Читающий «Ревизора» экономист может найти в этой комедии еще одну пикантность. Дело в том, что в душе он замучен упреками в адрес теоретических моделей. С одной стороны, люди в них слишком рациональны и даже слишком умны, а с другой — слишком ограничены и просты, ведь думают только о деньгах. Но абсолютно не такой, казалось бы, Хлестаков, которого сами по себе деньги и не заботят, ведет себя совершенно как Homo economicus — рациональный человек из модели. Окажись Homo economicus в уездном городе на месте Хлестакова, ему было бы совершенно все равно, что происходит с жителями и почему они радушно раскрывают перед ним кошельки. Единственное, что имело бы для него значение — то, что он наконец-то нашел кредитора, готового на выгодных условиях помочь ему решить проблемы с ликвидностью, и чем он, подобно Хлестакову, не преминул бы воспользоваться.

khlestakov-2

Кадр из комедии Владимира Петрова «Ревизор». Киноконцерн «Мосфильм» / Wikimedia Commons / Public Domain

Все это происходило бы строго в рамках теории рациональных ожиданий. Вопреки распространенным заблуждениям, она отнюдь не обязывает рядового заемщика понимать настоящие причины уровня процентной ставки. Предполагается, что заемщик правильно понимает только то, что важно непосредственно ему. А именно, что в этом уездном городе процентные ставки для него чрезвычайно выгодные. Тот факт, что они невероятно низкие, недалекий и не очень внимательный Хлестаков уловил моментально.

Выходит, что уровень интеллекта Хлестакова вполне достаточен для Homo economicus. Более того, его рациональному поведению ничуть не мешало то, что большинство решений он принимал не столько ради личной наживы, сколько из любви к женщинам и картам. Другими словами, он жил своей обычной жизнью, в которой деньги были всего лишь возможностью произвести впечатление на противоположный пол и свести счеты с пехотным капитаном из Пензы. 
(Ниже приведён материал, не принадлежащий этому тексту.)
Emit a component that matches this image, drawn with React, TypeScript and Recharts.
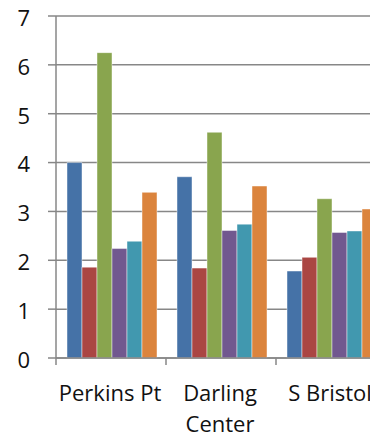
import React from 'react';
import { BarChart, Bar, XAxis, YAxis, CartesianGrid } from 'recharts';

// Sites along the x axis, with the line breaks used under each group
const sites = ['Perkins Pt', 'Darling Center', 'S Bristol'];
const siteLines = [['Perkins Pt'], ['Darling', 'Center'], ['S Bristol']];

// One value per site for each of the six series
const series1 = [4.0, 3.71, 1.78];
const series2 = [1.86, 1.84, 2.06];
const series3 = [6.25, 4.62, 3.26];
const series4 = [2.24, 2.61, 2.57];
const series5 = [2.39, 2.74, 2.6];
const series6 = [3.39, 3.52, 3.05];

const yTicks = [0, 1, 2, 3, 4, 5, 6, 7];

const seriesList = [
  { key: 's1', values: series1, color: '#4572A7' },
  { key: 's2', values: series2, color: '#AA4643' },
  { key: 's3', values: series3, color: '#89A54E' },
  { key: 's4', values: series4, color: '#71588F' },
  { key: 's5', values: series5, color: '#4198AF' },
  { key: 's6', values: series6, color: '#DB843D' },
];

const data = sites.map((site, i) => {
  const row: Record<string, string | number> = { site };
  seriesList.forEach((s) => {
    row[s.key] = s.values[i];
  });
  return row;
});

const GRID = '#878787';
const FONT = '"Open Sans", sans-serif';

// Site label plus the small tick marks that sit between the groups
function SiteTick({ x, y, payload, index, width, visibleTicksCount }: any) {
  const lines = siteLines[sites.indexOf(payload.value)] ?? [payload.value];
  const half = width / visibleTicksCount / 2;
  const marks = [x - half];
  if (index === visibleTicksCount - 1) marks.push(x + half);
  return (
    <g>
      {marks.map((mx) => (
        <line key={mx} x1={mx} x2={mx} y1={y} y2={y + 7} stroke={GRID} strokeWidth={1.5} />
      ))}
      <text x={x} y={y + 43} textAnchor="middle" fontFamily={FONT} fontSize={22} fill="#111">
        {lines.map((line, i) => (
          <tspan key={line} x={x - 1} dy={i === 0 ? 0 : 31}>
            {line}
          </tspan>
        ))}
      </text>
    </g>
  );
}

export default function App() {
  return (
    <div style={{ position: 'absolute', left: 0, top: 0, width: 370, height: 438, overflow: 'hidden', background: '#fff' }}>
      <BarChart
        width={390}
        height={438}
        data={data}
        margin={{ top: 16, right: 4, bottom: 12, left: 0 }}
        barCategoryGap="10%"
        barGap={0}
      >
        <CartesianGrid vertical={false} stroke={GRID} strokeWidth={1.5} />
        <XAxis
          dataKey="site"
          height={68}
          axisLine={{ stroke: GRID, strokeWidth: 1.5 }}
          tickLine={false}
          tickSize={0}
          tickMargin={0}
          interval={0}
          tick={<SiteTick />}
        />
        <YAxis
          width={56}
          domain={[0, 7]}
          ticks={yTicks}
          interval={0}
          tickSize={8}
          tickMargin={18}
          tickLine={{ stroke: GRID, strokeWidth: 1.5 }}
          axisLine={{ stroke: GRID, strokeWidth: 1.5 }}
          tick={{ fontFamily: FONT, fontSize: 22, fill: '#111', dy: 2 }}
        />
        {seriesList.map((s) => (
          <Bar
            key={s.key}
            dataKey={s.key}
            fill={s.color}
            stroke="rgba(255,255,255,0.45)"
            strokeWidth={1}
            isAnimationActive={false}
          />
        ))}
      </BarChart>
    </div>
  );
}
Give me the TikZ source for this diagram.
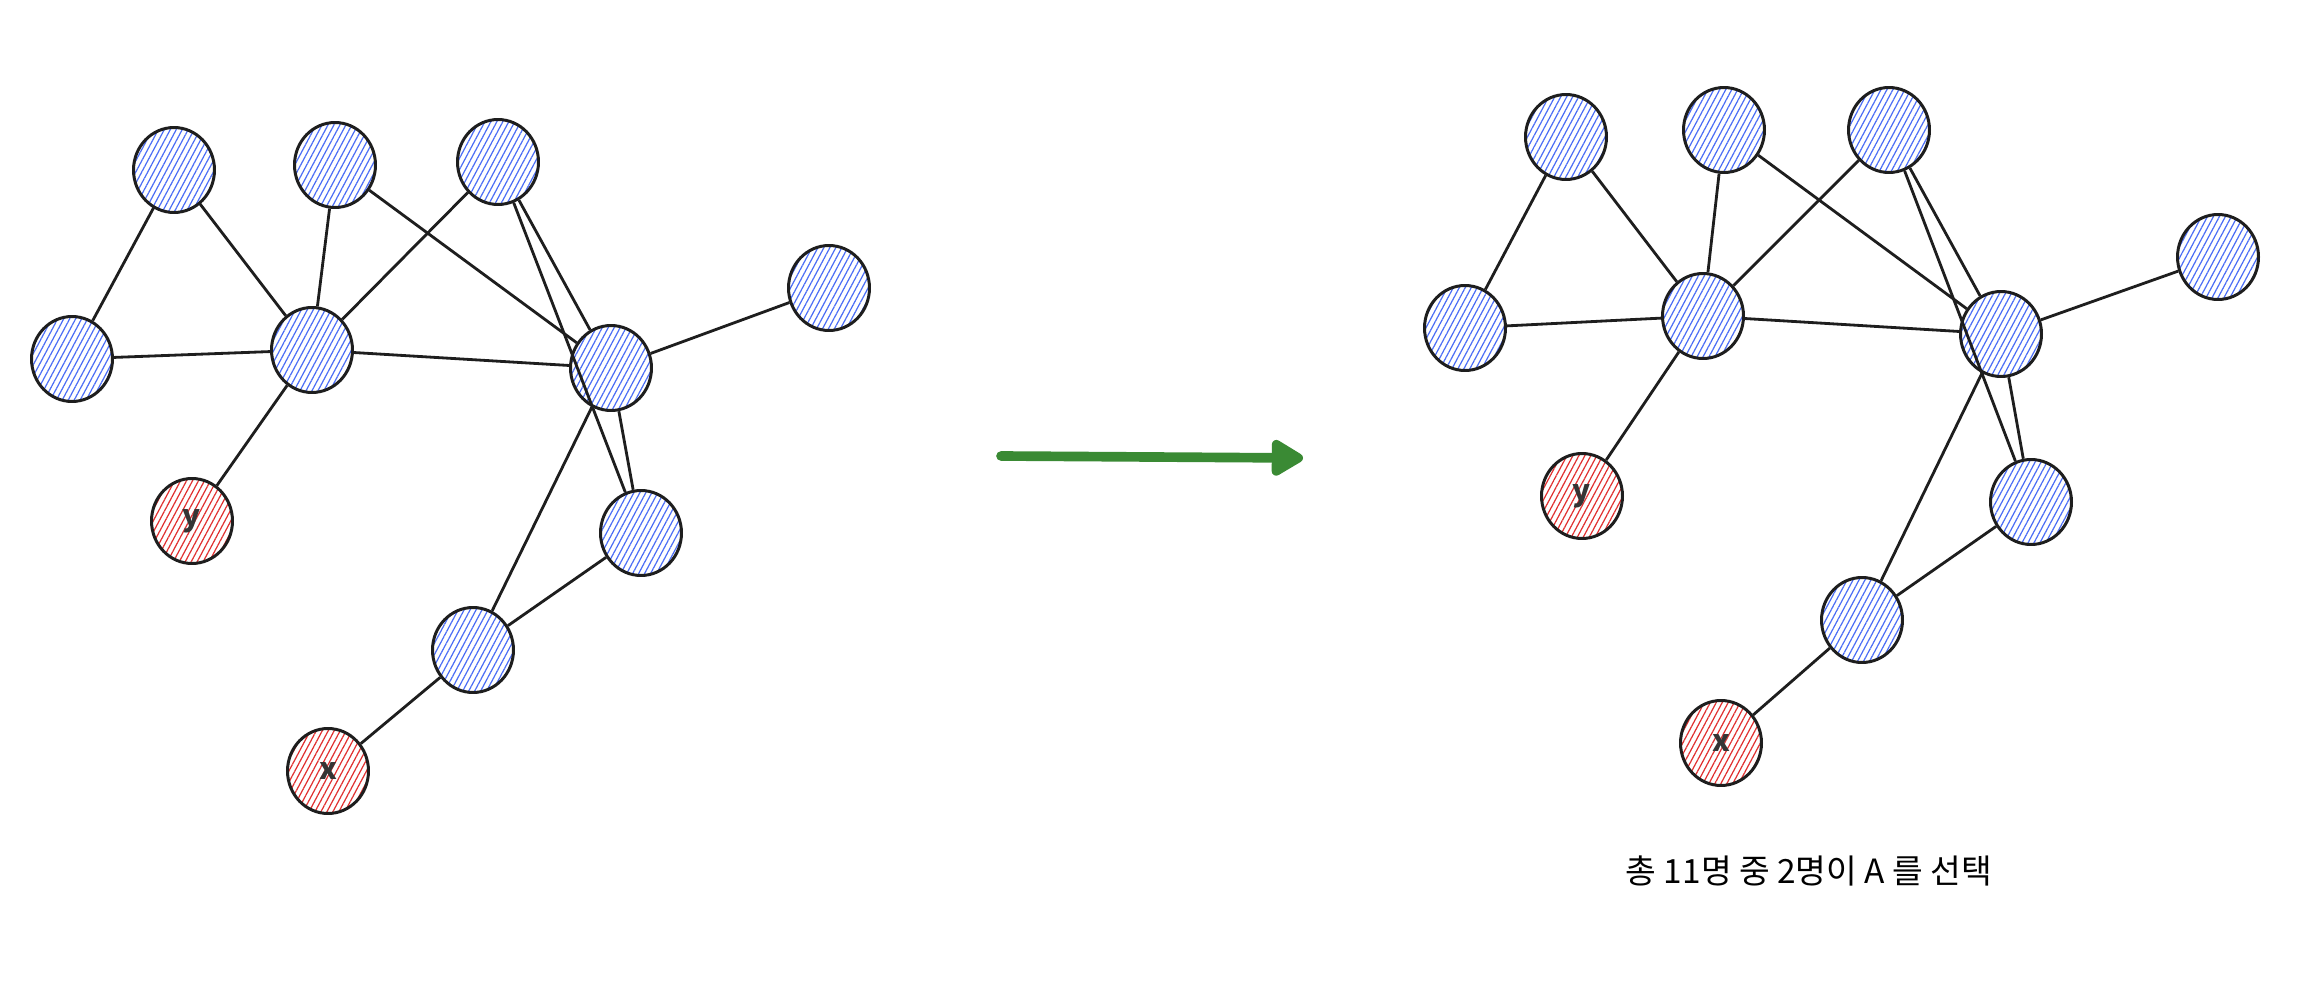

В этом смысле большинство как простых американцев, так и профессиональных банкиров оказалось ничем не лучше Хлестакова. Ведь когда все в жизни складывается так удачно, никому не хочется выяснять, чем объясняется аттракцион невиданной щедрости. Если же кто-то попытался бы рассказать Хлестакову, что он типичный Homo economicus, радеющий лишь о презренном металле, то в ответ он бы точно оскорбился. Импульсивный Хлестаков внешне и правда едва ли похож на скупого, бездушного и просчитывающего каждый шаг бухгалтера, за которого многие почему-то принимают Homo economicus. И тем более это было бы неприятно слышать, когда каждая женщина отвечает взаимностью и даже самые солидные люди вокруг соглашаются, что и впрямь «очень может быть» вчера они были ниже ростом.